FARC - Fuerzas Armadas Revolucionarias
de Colombia
Left-wing (nominally Marxist) armed revolutionary group from Colombia. The FARC emerged after a massive military offensive against
peasant groups seeking land reform in the 1950s. They saw armed struggle as the only way to change things since the "democratic" channels proved unsuccessful. During the 1980s, a brief democratic opening in the
country's political institutions prompted many FARC members to put down their weapons and participate in the political process through the creation of political parties and a renewed
union movement. However, the
murder of many of these activists strengthened the conviction of the remaining FARC members that
democracy in Colombia is a sham. As a result,
today's FARC is more brutal than ever; it has practically forgotten the reason it took to armed struggle in the first place. It has
little support and its only source of revenue is through kidnappings.

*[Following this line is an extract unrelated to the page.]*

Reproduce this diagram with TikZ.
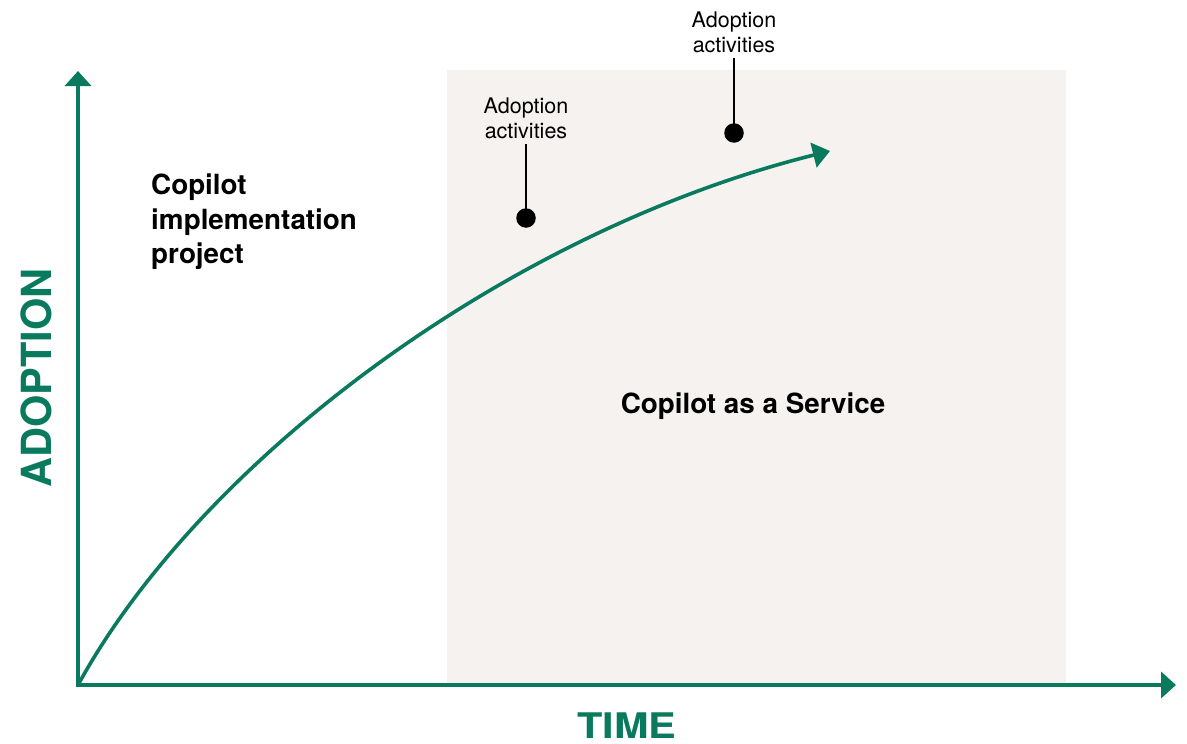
\documentclass[tikz,border=0pt]{standalone}
\usepackage{fontspec}
\setmainfont{TeX Gyre Heros}
\usetikzlibrary{arrows.meta}
\definecolor{grn}{RGB}{10,122,94}
\definecolor{bgr}{RGB}{245,242,239}
\begin{document}
\begin{tikzpicture}[x=1pt,y=-1pt,
  axis/.style={draw=grn, line width=4pt},
  curve/.style={draw=grn, line width=3.6pt},
  dot/.style={circle, fill=black, minimum size=19.5pt, inner sep=0pt},
  lab/.style={align=center, font=\fontsize{21.5}{25}\selectfont, inner xsep=0pt, inner ysep=5pt, anchor=south},
  leader/.style={draw=black, line width=1.3pt},
  bigtext/.style={font=\bfseries\fontsize{27.8}{34.5}\selectfont, inner sep=0pt},
  axtitle/.style={text=grn, font=\bfseries\fontsize{41.5}{41.5}\selectfont, inner sep=0pt}]
\useasboundingbox (0,0) rectangle (1187,744);
\fill[bgr] (447,70) rectangle (1066,685);
% axes
\coordinate (o) at (78,685);
\coordinate (ytop) at (78,71);
\coordinate (xend) at (1176,685);
\draw[axis, {Triangle[length=15pt,width=26pt]}-{Triangle[length=15pt,width=26pt]}] (ytop) -- (o) -- (xend);
% curve
\coordinate (ctip) at (830,151);
\draw[curve, -{Triangle[length=17pt,width=25pt]}] (o) .. controls (200,462) and (505,232) .. (ctip);
% dots and labels
\node[dot] (d1) at (526,218) {};
\node[lab] (l1) at (526,144) {Adoption\\activities};
\draw[leader] (l1.south) -- (d1.center);
\node[dot] (d2) at (734,133) {};
\node[lab] (l2) at (734,58) {Adoption\\activities};
\draw[leader] (l2.south) -- (d2.center);
% texts
\node[bigtext, align=left, anchor=north west] (impl) at (151,174) {Copilot\\implementation\\project};
\node[bigtext, anchor=base] (caas) at (753,413) {Copilot as a Service};
\node[axtitle, rotate=90] (ylab) at (36,378) {ADOPTION};
\node[axtitle, anchor=base] (xlab) at (627,738) {\scalebox{1}[0.85]{TIME}};
\end{tikzpicture}
\end{document}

Contrary to the previous entry, the FARC are not involved in the drug trade -- or at least it is very, very minimal. The right-wing paramilitaries, congealed in the AUC, are actually the ones whose links with drug trafficking run
deep. The AUC initially began as scattered armed groups funded by large landholders opposing land reform (which the FARC advocated). During the 1970s, and especially the 1980s, the influence of Colombia's drug cartels was extended to the
country's civil war. They began arming and funding the paramilitaries, whose operations were conducted out of the coca-growing regions. Needless to say, the druglords opposed land reform as much as the landlords, as that would
mean eradication of their income base.